Monday, July 9, 2012

When Would You Want To Know?

Ever hear this: "If what you thought was true, wasn't, when would you want to know?" The obvious answer is always "Before now!" 

“If we could match current church practices with what the earliest church understood and emphasized about following Christ, then it would be the purest form of what Jesus talked about his disciples creating after his ascension.”  That’s an assumption that many believers readily accept and spend tons of energy attempting to achieve.  In fact, numerous denominations have been founded on claims that they accomplished that task – of course they all came up with different ideas and practices and claim theirs is the most original.


Certainly, that was the assumption that I bought into.  Have you ever heard the warning to “beware of assumptions”?  It’s a lesson that has to be frequently relearned and I just had one of those opportunities. It feels like another time for repenting from what I previously assumed. If you have ever awakened to the fact that assumptions you believed and based your actions on were false, then you realize how foolish it feels.  It is both amazingly devastating and, at the same time, eye-opening and energizing about the possibilities of what now seems so obvious.



Thomas F Torrance’s book, The Doctrine of Grace in the Apostolic Fathers
is a careful review of the way some of the earliest church fathers interpreted “grace” in the first century. What he finds is that my unquestioned assumption is very wrong and makes this observation: “there can be no doubt therefore that in the early Church, as in the mission field today, the converts of the first few generations had difficulty in apprehending the distinctive aspects of the gospel, as for example the doctrine of grace.  It was so astoundingly new to the natural man.  In our times, it often takes generations of careful doctrinal teaching before the implications of Christianity are fully realized, and even then, there’s always the temptation for old pagan ideas, such as the urge towards self-justification, to infiltrate the faith.…  in the second century we find everywhere a serious relapse into natural Hellenic thought.”

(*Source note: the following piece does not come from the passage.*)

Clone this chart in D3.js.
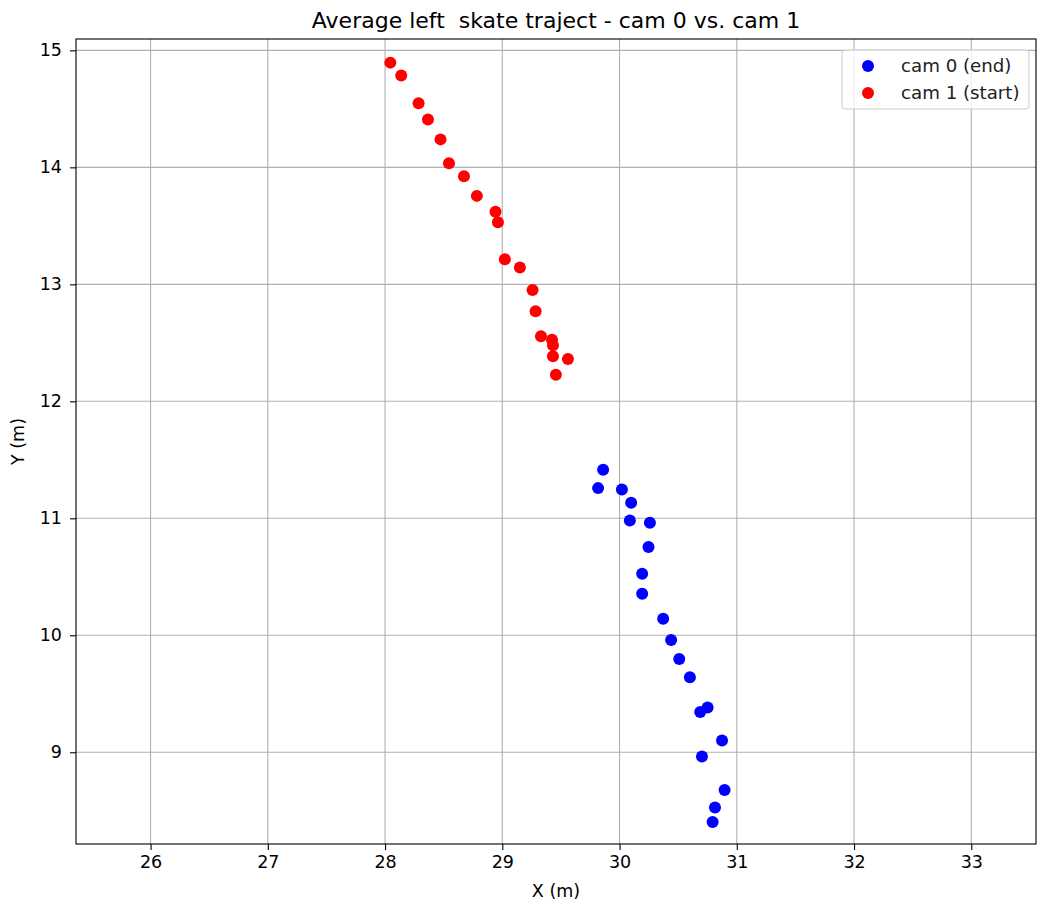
<!DOCTYPE html>
<html>
<head>
<meta charset="utf-8">
<script src="https://cdn.jsdelivr.net/npm/d3@7"></script>
<style>
  body { margin: 0; background: #fff; }
  text { font-family: "DejaVu Sans", sans-serif; fill: #000; }
</style>
</head>
<body>
<div id="chart"></div>
<script>
// cam 0 (end) points
const cam0X = [29.860, 29.817, 30.020, 30.099, 30.088, 30.259, 30.247, 30.193, 30.193, 30.372,
               30.440, 30.509, 30.600, 30.688, 30.751, 30.874, 30.703, 30.896, 30.814, 30.794];
const cam0Y = [11.416, 11.258, 11.247, 11.133, 10.982, 10.962, 10.754, 10.527, 10.356, 10.142,
               9.960, 9.797, 9.641, 9.344, 9.382, 9.100, 8.963, 8.678, 8.528, 8.405];

// cam 1 (start) points
const cam1X = [28.045, 28.138, 28.286, 28.366, 28.473, 28.545, 28.673, 28.783, 28.942, 28.963,
               29.022, 29.150, 29.258, 29.284, 29.330, 29.424, 29.432, 29.432, 29.560, 29.457];
const cam1Y = [14.895, 14.785, 14.547, 14.408, 14.239, 14.034, 13.923, 13.756, 13.621, 13.530,
               13.214, 13.143, 12.951, 12.769, 12.556, 12.527, 12.479, 12.385, 12.362, 12.228];

const xTicks = [26, 27, 28, 29, 30, 31, 32, 33];
const yTicks = [9, 10, 11, 12, 13, 14, 15];
const xDomain = [25.364, 33.552];
const yDomain = [8.216, 15.097];

const seriesNames  = ["cam 0 (end)", "cam 1 (start)"];
const seriesColors = ["#0000ff", "#ff0000"];

const width = 1037, height = 906;
const margin = {top: 39, right: 1, bottom: 62, left: 76};
const tickFont = "17.5px";

const svg = d3.select("#chart").append("svg")
    .attr("width", width)
    .attr("height", height);

const x = d3.scaleLinear().domain(xDomain).range([margin.left, width - margin.right]);
const y = d3.scaleLinear().domain(yDomain).range([height - margin.bottom, margin.top]);

// grid
svg.append("g").selectAll("line").data(xTicks).join("line")
    .attr("x1", d => x(d)).attr("x2", d => x(d))
    .attr("y1", margin.top).attr("y2", height - margin.bottom)
    .attr("stroke", "#b0b0b0").attr("stroke-width", 1.1);
svg.append("g").selectAll("line").data(yTicks).join("line")
    .attr("x1", margin.left).attr("x2", width - margin.right)
    .attr("y1", d => y(d)).attr("y2", d => y(d))
    .attr("stroke", "#b0b0b0").attr("stroke-width", 1.1);

// points
const series = [
    cam0X.map((v, i) => ({x: v, y: cam0Y[i]})),
    cam1X.map((v, i) => ({x: v, y: cam1Y[i]}))
];
series.forEach((pts, k) => {
    svg.append("g").selectAll("circle").data(pts).join("circle")
        .attr("cx", d => x(d.x))
        .attr("cy", d => y(d.y))
        .attr("r", 6)
        .attr("fill", seriesColors[k]);
});

// axes
const xAxis = svg.append("g")
    .attr("transform", `translate(0,${height - margin.bottom})`)
    .call(d3.axisBottom(x).tickValues(xTicks).tickSize(6).tickPadding(6).tickFormat(d3.format("d")));
const yAxis = svg.append("g")
    .attr("transform", `translate(${margin.left},0)`)
    .call(d3.axisLeft(y).tickValues(yTicks).tickSize(6).tickPadding(8).tickFormat(d3.format("d")));
[xAxis, yAxis].forEach(a => {
    a.select(".domain").remove();
    a.selectAll("text").style("font-size", tickFont).style("font-family", "DejaVu Sans, sans-serif")
        .style("fill", "#000");
    a.selectAll("line").attr("stroke", "#000").attr("stroke-width", 1.1);
});

// frame
svg.append("rect")
    .attr("x", margin.left).attr("y", margin.top)
    .attr("width", width - margin.left - margin.right)
    .attr("height", height - margin.top - margin.bottom)
    .attr("fill", "none").attr("stroke", "#000").attr("stroke-width", 1.1);

// labels
svg.append("text")
    .attr("x", (margin.left + width - margin.right) / 2).attr("y", 28)
    .attr("text-anchor", "middle").style("font-size", "22px")
    .style("white-space", "pre")
    .text("Average left  skate traject - cam 0 vs. cam 1");
svg.append("text")
    .attr("x", (margin.left + width - margin.right) / 2).attr("y", 897)
    .attr("text-anchor", "middle").style("font-size", tickFont)
    .text("X (m)");
svg.append("text")
    .attr("transform", `translate(24,${(margin.top + height - margin.bottom) / 2}) rotate(-90)`)
    .attr("text-anchor", "middle").style("font-size", tickFont)
    .text("Y (m)");

// legend
const legend = svg.append("g");
legend.append("rect")
    .attr("x", 842).attr("y", 50).attr("width", 187).attr("height", 59)
    .attr("rx", 3)
    .attr("fill", "#fff").attr("fill-opacity", 0.8)
    .attr("stroke", "#cccccc");
seriesNames.forEach((name, i) => {
    legend.append("circle")
        .attr("cx", 868).attr("cy", 66 + i * 27)
        .attr("r", 6).attr("fill", seriesColors[i]);
    legend.append("text")
        .attr("x", 901).attr("y", 66 + i * 27)
        .attr("dy", "0.35em")
        .style("font-size", "18.2px")
        .style("fill", "#222")
        .text(name);
});
</script>
</body>
</html>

Oh my! He just shifted my paradigm.  No wonder my reading of some of the early church fathers seemed to justify the emphasis on moralism and legalism within the spiritual communities of my youth.  And, how incongruent they seem with my current understanding of the New Testament view of grace. I recall reading them at an earlier time and thinking that the church was becoming “institutionalized” very early but not to the depth that I now grasp. Over and over Torrance demonstrates that the early Apostolic Fathers did not grasp fully the completed work of Christ but made salvation into something quite uncertain and a precarious struggle to achieve. So salvation was framed as a future event to be earned through piety, attempted purity, and obedience to the emerging institution-a pharisaical corruption of the gospel.